Quote the data exactly, first line to the line containing "speed = list(range(0, 240, 10))", with no pictures.
-- start Dataset content --
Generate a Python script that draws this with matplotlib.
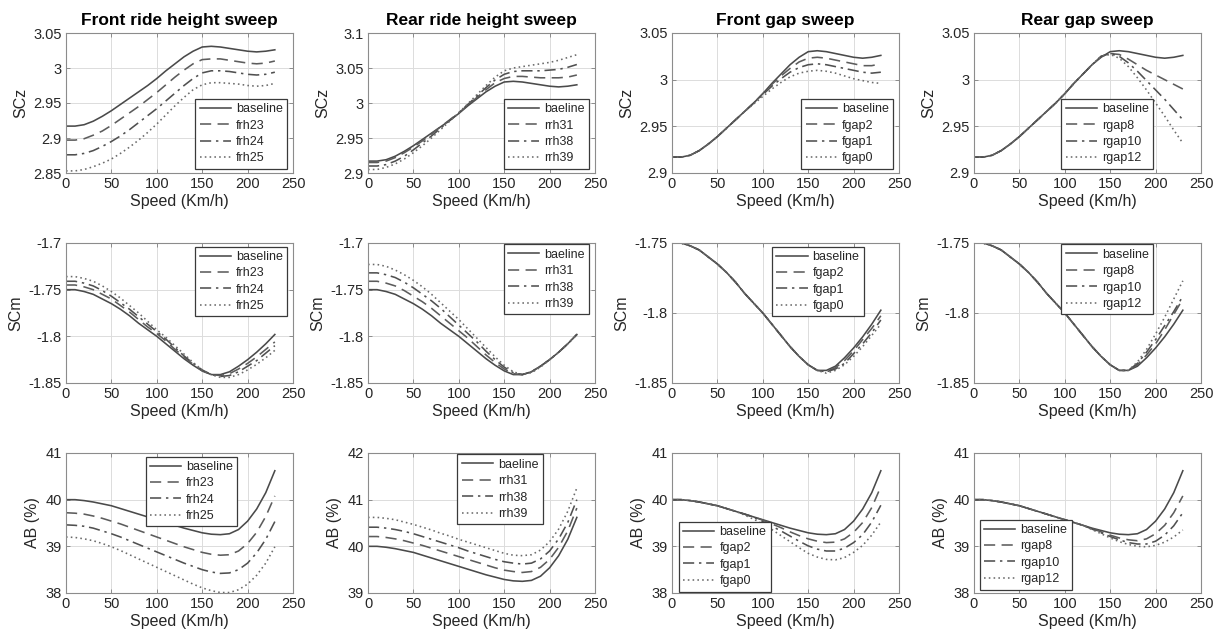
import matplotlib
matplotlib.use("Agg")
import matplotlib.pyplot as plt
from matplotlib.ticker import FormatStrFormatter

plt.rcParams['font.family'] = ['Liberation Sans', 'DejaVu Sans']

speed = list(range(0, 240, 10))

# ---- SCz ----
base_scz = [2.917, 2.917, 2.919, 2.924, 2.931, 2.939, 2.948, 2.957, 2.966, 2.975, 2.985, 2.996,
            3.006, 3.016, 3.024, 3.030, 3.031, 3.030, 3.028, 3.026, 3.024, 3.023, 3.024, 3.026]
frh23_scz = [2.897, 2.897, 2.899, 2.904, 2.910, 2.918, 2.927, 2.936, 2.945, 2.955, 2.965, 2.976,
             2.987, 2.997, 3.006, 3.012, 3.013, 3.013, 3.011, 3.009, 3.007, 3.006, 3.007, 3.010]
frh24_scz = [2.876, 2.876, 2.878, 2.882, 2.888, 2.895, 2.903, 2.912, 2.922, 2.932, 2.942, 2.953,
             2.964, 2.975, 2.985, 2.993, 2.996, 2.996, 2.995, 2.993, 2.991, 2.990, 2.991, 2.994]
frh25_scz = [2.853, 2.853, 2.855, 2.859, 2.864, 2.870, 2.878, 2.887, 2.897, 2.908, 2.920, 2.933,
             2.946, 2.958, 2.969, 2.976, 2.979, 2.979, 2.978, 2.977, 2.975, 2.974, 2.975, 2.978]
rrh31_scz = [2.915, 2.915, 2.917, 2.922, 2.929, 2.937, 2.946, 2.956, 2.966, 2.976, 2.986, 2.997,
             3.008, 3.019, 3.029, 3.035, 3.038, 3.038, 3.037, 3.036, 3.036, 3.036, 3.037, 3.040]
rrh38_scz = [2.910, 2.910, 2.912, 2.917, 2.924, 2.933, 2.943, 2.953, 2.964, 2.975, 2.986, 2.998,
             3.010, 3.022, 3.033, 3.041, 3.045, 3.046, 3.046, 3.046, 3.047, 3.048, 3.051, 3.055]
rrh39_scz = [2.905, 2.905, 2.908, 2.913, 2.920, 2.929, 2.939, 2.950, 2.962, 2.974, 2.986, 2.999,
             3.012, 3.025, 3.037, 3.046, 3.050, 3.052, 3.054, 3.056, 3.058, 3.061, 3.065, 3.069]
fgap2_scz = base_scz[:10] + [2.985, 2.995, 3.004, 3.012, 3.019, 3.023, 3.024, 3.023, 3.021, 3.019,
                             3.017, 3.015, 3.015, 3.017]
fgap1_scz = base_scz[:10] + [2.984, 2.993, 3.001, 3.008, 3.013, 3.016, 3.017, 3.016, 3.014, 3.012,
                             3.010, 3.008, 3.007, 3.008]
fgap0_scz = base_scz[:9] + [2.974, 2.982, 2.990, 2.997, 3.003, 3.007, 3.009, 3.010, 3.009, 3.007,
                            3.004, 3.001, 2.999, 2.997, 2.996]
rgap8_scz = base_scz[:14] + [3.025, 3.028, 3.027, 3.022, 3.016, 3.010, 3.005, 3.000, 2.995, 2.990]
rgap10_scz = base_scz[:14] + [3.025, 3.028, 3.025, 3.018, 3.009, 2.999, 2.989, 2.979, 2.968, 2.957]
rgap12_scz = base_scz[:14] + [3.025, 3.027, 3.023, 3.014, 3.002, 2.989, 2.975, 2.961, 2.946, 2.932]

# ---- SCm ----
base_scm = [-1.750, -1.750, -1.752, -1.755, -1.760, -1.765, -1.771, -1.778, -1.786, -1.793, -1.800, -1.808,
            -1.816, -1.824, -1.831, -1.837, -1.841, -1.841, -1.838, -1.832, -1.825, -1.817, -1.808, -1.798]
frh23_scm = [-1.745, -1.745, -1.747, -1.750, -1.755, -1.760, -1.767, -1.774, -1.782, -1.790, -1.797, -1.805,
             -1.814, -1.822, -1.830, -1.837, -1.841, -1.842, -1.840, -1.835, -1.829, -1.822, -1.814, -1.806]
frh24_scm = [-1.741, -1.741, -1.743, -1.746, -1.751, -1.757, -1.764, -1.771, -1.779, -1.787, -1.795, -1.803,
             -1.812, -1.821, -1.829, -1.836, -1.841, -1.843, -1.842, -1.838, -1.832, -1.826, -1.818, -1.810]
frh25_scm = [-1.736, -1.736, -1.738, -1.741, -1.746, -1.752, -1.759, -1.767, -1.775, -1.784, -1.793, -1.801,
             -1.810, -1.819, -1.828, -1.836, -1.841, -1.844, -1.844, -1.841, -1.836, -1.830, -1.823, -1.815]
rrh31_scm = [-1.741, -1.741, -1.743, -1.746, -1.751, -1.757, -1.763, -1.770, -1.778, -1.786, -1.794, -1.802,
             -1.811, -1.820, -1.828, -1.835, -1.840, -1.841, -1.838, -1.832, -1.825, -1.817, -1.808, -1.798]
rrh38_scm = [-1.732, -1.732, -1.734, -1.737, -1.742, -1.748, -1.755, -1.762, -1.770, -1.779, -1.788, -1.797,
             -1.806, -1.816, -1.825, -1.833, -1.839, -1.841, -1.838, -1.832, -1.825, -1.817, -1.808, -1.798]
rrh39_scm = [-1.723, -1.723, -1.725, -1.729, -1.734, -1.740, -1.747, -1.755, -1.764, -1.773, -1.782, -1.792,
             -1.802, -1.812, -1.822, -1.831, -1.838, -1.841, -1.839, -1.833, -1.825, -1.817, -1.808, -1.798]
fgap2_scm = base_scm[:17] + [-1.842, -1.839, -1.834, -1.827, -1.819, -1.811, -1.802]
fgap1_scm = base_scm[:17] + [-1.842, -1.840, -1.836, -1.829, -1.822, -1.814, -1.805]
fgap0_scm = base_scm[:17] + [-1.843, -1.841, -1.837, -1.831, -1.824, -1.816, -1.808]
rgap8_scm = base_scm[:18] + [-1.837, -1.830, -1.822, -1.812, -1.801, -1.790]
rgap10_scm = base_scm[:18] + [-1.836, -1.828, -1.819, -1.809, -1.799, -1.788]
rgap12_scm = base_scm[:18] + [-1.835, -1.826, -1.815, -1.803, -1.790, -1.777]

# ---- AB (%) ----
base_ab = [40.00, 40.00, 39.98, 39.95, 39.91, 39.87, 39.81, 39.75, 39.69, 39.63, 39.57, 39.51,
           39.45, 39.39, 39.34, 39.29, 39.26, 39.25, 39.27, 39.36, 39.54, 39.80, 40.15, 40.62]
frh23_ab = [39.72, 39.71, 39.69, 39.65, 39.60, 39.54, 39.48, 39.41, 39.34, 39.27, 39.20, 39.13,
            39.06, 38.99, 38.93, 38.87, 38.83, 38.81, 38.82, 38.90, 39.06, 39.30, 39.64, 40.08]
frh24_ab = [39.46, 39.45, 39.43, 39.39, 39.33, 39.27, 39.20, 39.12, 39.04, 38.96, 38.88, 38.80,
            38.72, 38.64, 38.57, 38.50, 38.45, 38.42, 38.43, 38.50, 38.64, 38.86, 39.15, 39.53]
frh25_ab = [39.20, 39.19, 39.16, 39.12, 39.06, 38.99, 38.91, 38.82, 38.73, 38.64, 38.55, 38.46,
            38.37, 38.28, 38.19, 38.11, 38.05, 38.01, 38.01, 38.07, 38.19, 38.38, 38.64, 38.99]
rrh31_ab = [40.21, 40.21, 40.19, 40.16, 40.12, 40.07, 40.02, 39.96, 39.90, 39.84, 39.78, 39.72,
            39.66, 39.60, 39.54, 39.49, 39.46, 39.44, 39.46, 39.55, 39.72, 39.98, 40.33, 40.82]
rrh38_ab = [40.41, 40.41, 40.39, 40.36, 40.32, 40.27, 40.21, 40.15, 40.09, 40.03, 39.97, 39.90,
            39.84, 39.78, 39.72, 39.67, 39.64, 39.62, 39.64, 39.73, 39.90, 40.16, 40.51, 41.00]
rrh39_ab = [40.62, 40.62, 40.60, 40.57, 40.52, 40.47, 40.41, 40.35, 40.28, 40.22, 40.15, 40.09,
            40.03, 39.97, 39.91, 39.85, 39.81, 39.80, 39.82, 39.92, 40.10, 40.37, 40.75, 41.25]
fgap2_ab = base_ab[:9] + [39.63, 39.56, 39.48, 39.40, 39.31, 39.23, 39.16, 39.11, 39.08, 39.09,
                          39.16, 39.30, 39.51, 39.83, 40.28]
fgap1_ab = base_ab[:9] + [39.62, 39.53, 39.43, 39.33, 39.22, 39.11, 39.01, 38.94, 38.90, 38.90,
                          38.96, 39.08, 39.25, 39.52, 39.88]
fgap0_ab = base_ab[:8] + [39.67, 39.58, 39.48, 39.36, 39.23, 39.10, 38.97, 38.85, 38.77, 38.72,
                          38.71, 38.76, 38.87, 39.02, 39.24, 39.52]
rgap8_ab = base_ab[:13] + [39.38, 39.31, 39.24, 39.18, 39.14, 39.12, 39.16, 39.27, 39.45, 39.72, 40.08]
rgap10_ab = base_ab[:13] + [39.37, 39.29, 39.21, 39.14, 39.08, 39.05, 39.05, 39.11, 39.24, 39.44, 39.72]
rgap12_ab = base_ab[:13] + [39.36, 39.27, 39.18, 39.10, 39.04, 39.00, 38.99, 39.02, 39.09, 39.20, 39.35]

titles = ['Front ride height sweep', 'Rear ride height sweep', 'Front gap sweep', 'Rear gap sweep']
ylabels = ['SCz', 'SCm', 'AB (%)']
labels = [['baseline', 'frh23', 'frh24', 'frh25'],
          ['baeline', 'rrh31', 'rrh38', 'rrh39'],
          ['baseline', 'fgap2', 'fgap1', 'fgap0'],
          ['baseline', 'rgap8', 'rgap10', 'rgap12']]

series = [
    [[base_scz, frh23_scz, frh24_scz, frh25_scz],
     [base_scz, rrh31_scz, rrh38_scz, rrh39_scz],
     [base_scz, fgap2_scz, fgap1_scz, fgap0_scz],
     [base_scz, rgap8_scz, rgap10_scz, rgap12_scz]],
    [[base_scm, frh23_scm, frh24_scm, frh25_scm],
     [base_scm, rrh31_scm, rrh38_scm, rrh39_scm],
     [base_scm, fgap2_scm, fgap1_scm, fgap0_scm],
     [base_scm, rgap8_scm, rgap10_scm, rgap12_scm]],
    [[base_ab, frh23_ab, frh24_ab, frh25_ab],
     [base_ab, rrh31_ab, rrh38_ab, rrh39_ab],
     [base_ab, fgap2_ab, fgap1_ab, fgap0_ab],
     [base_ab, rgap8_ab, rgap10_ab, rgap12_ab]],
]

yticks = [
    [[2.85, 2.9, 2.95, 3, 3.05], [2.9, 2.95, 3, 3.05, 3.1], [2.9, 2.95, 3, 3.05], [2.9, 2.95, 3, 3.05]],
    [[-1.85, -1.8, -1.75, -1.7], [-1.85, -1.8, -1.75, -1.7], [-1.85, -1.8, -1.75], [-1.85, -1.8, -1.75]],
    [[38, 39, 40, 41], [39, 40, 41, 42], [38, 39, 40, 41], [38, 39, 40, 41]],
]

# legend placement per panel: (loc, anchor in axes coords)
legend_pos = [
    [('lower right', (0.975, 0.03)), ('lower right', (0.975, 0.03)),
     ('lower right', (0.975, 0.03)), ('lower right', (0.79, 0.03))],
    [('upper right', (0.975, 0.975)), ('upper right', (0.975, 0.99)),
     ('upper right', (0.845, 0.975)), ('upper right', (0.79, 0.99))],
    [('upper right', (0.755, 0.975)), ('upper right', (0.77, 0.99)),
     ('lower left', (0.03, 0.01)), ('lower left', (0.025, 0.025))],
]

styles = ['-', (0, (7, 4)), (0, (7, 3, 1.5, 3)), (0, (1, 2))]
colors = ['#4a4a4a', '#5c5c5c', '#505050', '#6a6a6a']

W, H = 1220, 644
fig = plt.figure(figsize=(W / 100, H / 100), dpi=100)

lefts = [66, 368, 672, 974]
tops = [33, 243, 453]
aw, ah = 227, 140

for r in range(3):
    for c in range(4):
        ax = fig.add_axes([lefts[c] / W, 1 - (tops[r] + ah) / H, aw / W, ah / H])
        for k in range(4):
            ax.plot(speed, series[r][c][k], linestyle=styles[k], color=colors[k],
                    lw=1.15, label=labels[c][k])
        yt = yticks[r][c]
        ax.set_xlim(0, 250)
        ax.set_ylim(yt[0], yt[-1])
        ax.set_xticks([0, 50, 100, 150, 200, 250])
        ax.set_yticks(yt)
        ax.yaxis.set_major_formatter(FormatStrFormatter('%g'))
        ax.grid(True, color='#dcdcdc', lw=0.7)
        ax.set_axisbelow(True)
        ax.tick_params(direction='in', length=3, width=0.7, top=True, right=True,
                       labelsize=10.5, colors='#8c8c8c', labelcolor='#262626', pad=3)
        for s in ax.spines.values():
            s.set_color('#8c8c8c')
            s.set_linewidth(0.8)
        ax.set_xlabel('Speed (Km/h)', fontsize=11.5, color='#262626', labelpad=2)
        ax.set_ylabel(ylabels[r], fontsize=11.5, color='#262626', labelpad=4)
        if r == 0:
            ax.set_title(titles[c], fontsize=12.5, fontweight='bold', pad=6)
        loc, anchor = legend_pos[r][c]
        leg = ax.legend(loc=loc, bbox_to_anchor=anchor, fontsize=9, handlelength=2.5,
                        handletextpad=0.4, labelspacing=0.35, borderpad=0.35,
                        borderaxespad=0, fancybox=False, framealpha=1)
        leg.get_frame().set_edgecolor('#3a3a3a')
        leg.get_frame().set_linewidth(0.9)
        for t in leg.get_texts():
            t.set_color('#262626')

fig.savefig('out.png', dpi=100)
-- end Dataset content --
**Result:**
Generate a Python script that draws this with matplotlib.
import matplotlib
matplotlib.use("Agg")
import matplotlib.pyplot as plt
from matplotlib.ticker import FormatStrFormatter

plt.rcParams['font.family'] = ['Liberation Sans', 'DejaVu Sans']

speed = list(range(0, 240, 10))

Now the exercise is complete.